Broad linguistic shifts like those usually owe less to conscious decisions by editors or speechwriters than to often unnoticed changes in the way people perceive their world. Terrorism may itself be a vague term, as critics have argued. But terror is still more amorphous and elastic, and alters the understanding not just of the enemy but of the war against it.

True, phrases like "terror plots" or "terror threat level" can make terror seem merely a headline writer's shortening of the word terrorism. But even there, "terror" draws on a more complex set of meanings. It evokes both the actions of terrorists and the fear they are trying to engender.

"Do we cower in the face of terror?" Bush asked on Irish television a few days before the handover in Iraq, with terror doing double work.

And unlike "terrorism," "terror" can be applied to states as well as to insurgent groups, as in the president's frequent references to Saddam Hussein's "terror regime." Even if Saddam cannot actually be linked to the attacks of Sept. 11, "terror" seems to connect them etymologically.

The modern senses of "terror" and "terrorism" reach back to a single historical moment: "la Terreur," Robespierre's Reign of Terror in 1793 and 1794.

"Terror," Robespierre said, "is nothing other than justice, prompt, severe, inflexible; it is therefore an emanation of virtue."

It was the ruthless severity of that emanation that moved Edmund Burke to decry "those hell-hounds called terrorists," in one of the first recorded uses of "terrorist" in English.

For Robespierre and his contemporaries, "terror" conveyed the exalted emotion people may feel when face to face with the absolute. That was what led Albert Camus to describe terror as the urge that draws people to the violent certainties of totalitarianism, where rebellion hardens into ideology.

With time, though, the word's aura of sublimity faded. By 1880, "holy terror" was only a jocular name for an obstreperous child and "terrible" no longer suggested the sense of awe it had in "terrible swift sword." By the Jazz Age, "terrific" was just a wan superlative. Terror was still a name for intense fear, but it no longer connoted a social force.

"Terrorism," too, has drifted since its origin. By modern times, the word could refer only to the use of violence against a government, not on its behalf — though some still claimed the "terrorist" designation proudly, like the Russian revolutionaries who assassinated Czar Alexander II in 1881 and the Zionist Stern Gang (later the Lehi), which, in the 1940s used assassination and other violent means in hopes of driving the British occupiers out of Palestine.

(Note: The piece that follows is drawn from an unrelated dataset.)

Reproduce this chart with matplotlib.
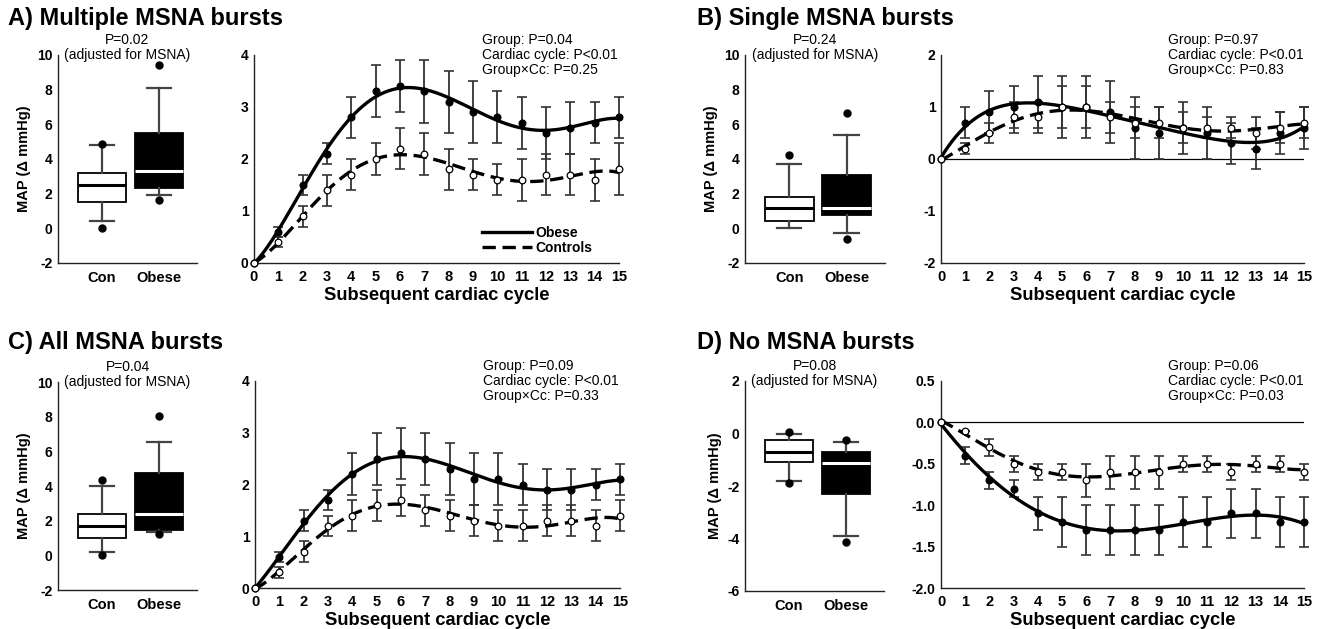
import matplotlib.pyplot as plt
import numpy as np
from matplotlib.lines import Line2D

plt.rcParams['font.family'] = ['Liberation Sans', 'DejaVu Sans']
plt.rcParams['axes.unicode_minus'] = False

W, H = 1328, 629
cycles = np.arange(16)
groups = ["Con", "Obese"]

# A) Multiple MSNA bursts
a_obese = [0, 0.6, 1.5, 2.1, 2.8, 3.3, 3.4, 3.3, 3.1, 2.9, 2.8, 2.7, 2.5, 2.6, 2.7, 2.8]
a_obese_se = [0, 0.1, 0.2, 0.2, 0.4, 0.5, 0.5, 0.6, 0.6, 0.6, 0.5, 0.5, 0.5, 0.5, 0.4, 0.4]
a_con = [0, 0.4, 0.9, 1.4, 1.7, 2.0, 2.2, 2.1, 1.8, 1.7, 1.6, 1.6, 1.7, 1.7, 1.6, 1.8]
a_con_se = [0, 0.1, 0.2, 0.3, 0.3, 0.3, 0.4, 0.4, 0.4, 0.3, 0.3, 0.4, 0.4, 0.4, 0.4, 0.5]
# box: whislo, q1, median, q3, whishi ; outlier dots
a_box_con = [0.4, 1.5, 2.5, 3.2, 4.8]
a_dots_con = [4.85, 0.0]
a_box_obese = [1.95, 2.3, 3.3, 5.5, 8.1]
a_dots_obese = [9.4, 1.65]

# B) Single MSNA bursts
b_obese = [0, 0.7, 0.9, 1.0, 1.1, 1.0, 1.0, 0.9, 0.6, 0.5, 0.6, 0.5, 0.3, 0.2, 0.5, 0.6]
b_obese_se = [0, 0.3, 0.4, 0.4, 0.5, 0.6, 0.6, 0.6, 0.6, 0.5, 0.5, 0.5, 0.4, 0.4, 0.4, 0.4]
b_con = [0, 0.2, 0.5, 0.8, 0.8, 1.0, 1.0, 0.8, 0.7, 0.7, 0.6, 0.6, 0.6, 0.5, 0.6, 0.7]
b_con_se = [0, 0.1, 0.2, 0.3, 0.3, 0.4, 0.4, 0.3, 0.3, 0.3, 0.3, 0.2, 0.2, 0.3, 0.3, 0.3]
b_box_con = [0.0, 0.45, 1.2, 1.8, 3.7]
b_dots_con = [4.25]
b_box_obese = [-0.25, 0.75, 1.15, 3.05, 5.4]
b_dots_obese = [6.65, -0.6]

# C) All MSNA bursts
c_obese = [0, 0.6, 1.3, 1.7, 2.2, 2.5, 2.6, 2.5, 2.3, 2.1, 2.1, 2.0, 1.9, 1.9, 2.0, 2.1]
c_obese_se = [0, 0.1, 0.2, 0.2, 0.4, 0.5, 0.5, 0.5, 0.5, 0.5, 0.5, 0.4, 0.4, 0.4, 0.3, 0.3]
c_con = [0, 0.3, 0.7, 1.2, 1.4, 1.6, 1.7, 1.5, 1.4, 1.3, 1.2, 1.2, 1.3, 1.3, 1.2, 1.4]
c_con_se = [0, 0.1, 0.2, 0.2, 0.3, 0.3, 0.3, 0.3, 0.3, 0.3, 0.3, 0.3, 0.3, 0.3, 0.3, 0.3]
c_box_con = [0.2, 1.0, 1.7, 2.4, 4.0]
c_dots_con = [4.35, 0.0]
c_box_obese = [1.35, 1.45, 2.4, 4.75, 6.55]
c_dots_obese = [8.05, 1.25]

# D) No MSNA bursts
d_obese = [0, -0.4, -0.7, -0.8, -1.1, -1.2, -1.3, -1.3, -1.3, -1.3, -1.2, -1.2, -1.1, -1.1, -1.2, -1.2]
d_obese_se = [0, 0.1, 0.1, 0.1, 0.2, 0.3, 0.3, 0.3, 0.3, 0.3, 0.3, 0.3, 0.3, 0.3, 0.3, 0.3]
d_con = [0, -0.1, -0.3, -0.5, -0.6, -0.6, -0.7, -0.6, -0.6, -0.6, -0.5, -0.5, -0.6, -0.5, -0.5, -0.6]
d_con_se = [0, 0, 0.1, 0.1, 0.1, 0.1, 0.2, 0.2, 0.2, 0.2, 0.1, 0.1, 0.1, 0.1, 0.1, 0.1]
d_box_con = [-1.8, -1.1, -0.72, -0.25, -0.03]
d_dots_con = [0.05, -1.87]
d_box_obese = [-3.9, -2.32, -1.12, -0.7, -0.32]
d_dots_obese = [-0.25, -4.15]

titles = ["A) Multiple MSNA bursts", "B) Single MSNA bursts",
          "C) All MSNA bursts", "D) No MSNA bursts"]
box_p = ["P=0.02", "P=0.24", "P=0.04", "P=0.08"]
stats_text = [
    "Group: P=0.04\nCardiac cycle: P<0.01\nGroup\u00d7Cc: P=0.25",
    "Group: P=0.97\nCardiac cycle: P<0.01\nGroup\u00d7Cc: P=0.83",
    "Group: P=0.09\nCardiac cycle: P<0.01\nGroup\u00d7Cc: P=0.33",
    "Group: P=0.06\nCardiac cycle: P<0.01\nGroup\u00d7Cc: P=0.03",
]

fig = plt.figure(figsize=(W / 100, H / 100), dpi=100)


def px_axes(l, t, r, b):
    return fig.add_axes([l / W, 1 - b / H, (r - l) / W, (b - t) / H])


def style(ax):
    for s in ["top", "right"]:
        ax.spines[s].set_visible(False)
    for s in ["left", "bottom"]:
        ax.spines[s].set_linewidth(1.0)
        ax.spines[s].set_color("#222222")
    ax.tick_params(length=0, labelsize=10, pad=4)
    for lab in ax.get_xticklabels() + ax.get_yticklabels():
        lab.set_fontweight("bold")


def box_panel(ax, con, con_dots, obese, obese_dots, ylim, yticks, ptxt):
    stats = []
    for s, lab in zip([con, obese], groups):
        stats.append(dict(whislo=s[0], q1=s[1], med=s[2], q3=s[3], whishi=s[4],
                          fliers=[], label=lab))
    bp = ax.bxp(stats, positions=[1, 2], widths=0.85, patch_artist=True,
                showfliers=False,
                whiskerprops=dict(color="#444444", lw=1.6),
                capprops=dict(color="#444444", lw=1.6),
                boxprops=dict(edgecolor="black", lw=1.3),
                medianprops=dict(lw=2.2))
    bp["boxes"][0].set_facecolor("white")
    bp["boxes"][1].set_facecolor("black")
    bp["medians"][0].set_color("black")
    bp["medians"][1].set_color("white")
    ax.plot([1] * len(con_dots), con_dots, "o", color="black", ms=5, zorder=4)
    ax.plot([2] * len(obese_dots), obese_dots, "o", color="black", ms=5, zorder=4)
    ax.set_xlim(0.23, 2.67)
    ax.set_ylim(*ylim)
    ax.set_yticks(yticks)
    ax.set_ylabel("MAP (\u0394 mmHg)", fontsize=10.5, fontweight="bold", labelpad=4)
    style(ax)
    ax.tick_params(axis="x", labelsize=10.5, pad=6)
    ax.text(0.5, 1.035, ptxt + "\n(adjusted for MSNA)", transform=ax.transAxes,
            ha="center", va="center", fontsize=10, linespacing=1.05)


def line_panel(ax, obese, obese_se, con, con_se, ylim, yticks, txt, zero_line, fmt=None):
    ax.errorbar(cycles[1:], obese[1:], yerr=obese_se[1:], fmt="none", ecolor="#333333",
                elinewidth=1.3, capsize=3.6, capthick=1.2, zorder=1, clip_on=False)
    ax.errorbar(cycles[1:], con[1:], yerr=con_se[1:], fmt="none", ecolor="#333333",
                elinewidth=1.3, capsize=3.6, capthick=1.2, zorder=1, clip_on=False)
    xs = np.linspace(0, 15, 300)
    fit_o = np.polyval(np.polyfit(cycles, obese, 5), xs)
    fit_c = np.polyval(np.polyfit(cycles, con, 5), xs)
    ax.plot(xs, fit_o, color="black", lw=2.4, zorder=2, clip_on=False)
    ax.plot(xs, fit_c, color="black", lw=2.4, ls=(0, (4, 2)), zorder=2, clip_on=False)
    ax.plot(cycles, obese, "o", color="black", ms=4.8, zorder=3, clip_on=False)
    ax.plot(cycles, con, "o", mfc="white", mec="black", mew=0.9, ms=4.8, zorder=3,
            clip_on=False)
    if zero_line:
        ax.axhline(0, color="black", lw=0.9, zorder=0)
    ax.set_xlim(0, 15)
    ax.set_ylim(*ylim)
    ax.set_xticks(cycles)
    ax.set_yticks(yticks)
    if fmt:
        ax.set_yticklabels([fmt.format(v) for v in yticks])
    ax.set_xlabel("Subsequent cardiac cycle", fontsize=13.2, fontweight="bold", labelpad=2)
    style(ax)
    ax.tick_params(axis="x", labelsize=10.5, pad=5)
    ax.text(0.625, 1.0, txt, transform=ax.transAxes, ha="left", va="center",
            fontsize=10, linespacing=1.1)


# panel A
ax = px_axes(58, 55, 197, 263)
box_panel(ax, a_box_con, a_dots_con, a_box_obese, a_dots_obese, (-2, 10), range(-2, 11, 2), box_p[0])
ax = px_axes(254, 55, 619, 263)
line_panel(ax, a_obese, a_obese_se, a_con, a_con_se, (0, 4), range(0, 5), stats_text[0], False)
handles = [Line2D([], [], color="black", lw=2.4),
           Line2D([], [], color="black", lw=2.4, ls=(0, (4, 2)))]
ax.legend(handles, ["Obese", "Controls"], loc="lower right", bbox_to_anchor=(0.96, -0.02),
          frameon=False, handlelength=3.6, handletextpad=0.2, labelspacing=0.05,
          prop=dict(weight="bold", size=10))

# panel B
ax = px_axes(745, 55, 885, 263)
box_panel(ax, b_box_con, b_dots_con, b_box_obese, b_dots_obese, (-2, 10), range(-2, 11, 2), box_p[1])
ax = px_axes(941, 55, 1304, 263)
line_panel(ax, b_obese, b_obese_se, b_con, b_con_se, (-2, 2), range(-2, 3), stats_text[1], True)

# panel C
ax = px_axes(58, 382, 197, 590)
box_panel(ax, c_box_con, c_dots_con, c_box_obese, c_dots_obese, (-2, 10), range(-2, 11, 2), box_p[2])
ax = px_axes(255, 381, 620, 588)
line_panel(ax, c_obese, c_obese_se, c_con, c_con_se, (0, 4), range(0, 5), stats_text[2], False)

# panel D
ax = px_axes(745, 381, 884, 591)
box_panel(ax, d_box_con, d_dots_con, d_box_obese, d_dots_obese, (-6, 2), range(-6, 3, 2), box_p[3])
ax = px_axes(941, 381, 1304, 588)
line_panel(ax, d_obese, d_obese_se, d_con, d_con_se, (-2.0, 0.5),
           [-2.0, -1.5, -1.0, -0.5, 0.0, 0.5], stats_text[3], True, fmt="{:.1f}")

for txt, (x, y) in zip(titles, [(8, 18), (697, 18), (8, 342), (697, 342)]):
    fig.text(x / W, 1 - y / H, txt, fontsize=17, fontweight="bold", ha="left", va="center")

fig.savefig("out.png", dpi=100)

It wasn't until the beginning of the post-colonial period that all groups rejected the terrorist label in favor of names like freedom fighters or mujahadeen. By then, "terrorism" was no longer a genuine -ism, but the name for a reprehensible strategy, often extended as a term of abuse for anyone whose methods seemed ruthless.

But the recent uses of "terror" seem to draw its disparate, superseded senses back together in a way that Burke might have found familiar. Today, it is again a name that encompasses both the dark forces that threaten "civilization" and the fears they arouse.

The new senses of the noun are signaled in another linguistic shift in the press and in White House speeches. Just as "terrorism" has been replaced by "terror," so "war" is much more likely now to be followed by "on" rather than "against."

That "war on" pattern dates from the turn of the 20th century, when people adapted epidemiological metaphors like "the war on typhus" to describe campaigns against social evils like alcohol, crime and poverty — endemic conditions that could be mitigated but not eradicated. Society may declare a war on drugs or drunken driving, but no one expects total victory.

"The war on terror," too, suggests a campaign aimed not at human adversaries but at a pervasive social plague. At its most abstract, terror comes to seem as persistent and inexplicable as evil itself, without raising any inconvenient theological qualms. And in fact, the White House's use of "evil" has declined by 80 percent over the same period that its use of "terror" has been increasing.

Like wars on ignorance and crime, a "war on terror" suggests an enduring state of struggle — a "never ending fight against terror and its relentless onslaughts," as Camus put it in "The Plague," his 1947 allegory on the rise and fall of fascism. It is as if the language is girding itself for the long haul.

Geoffrey Nunberg, a Stanford linguist, is heard on NPR's "'Fresh Air" and is author of "Going Nucular" (PublicAffairs, 2004).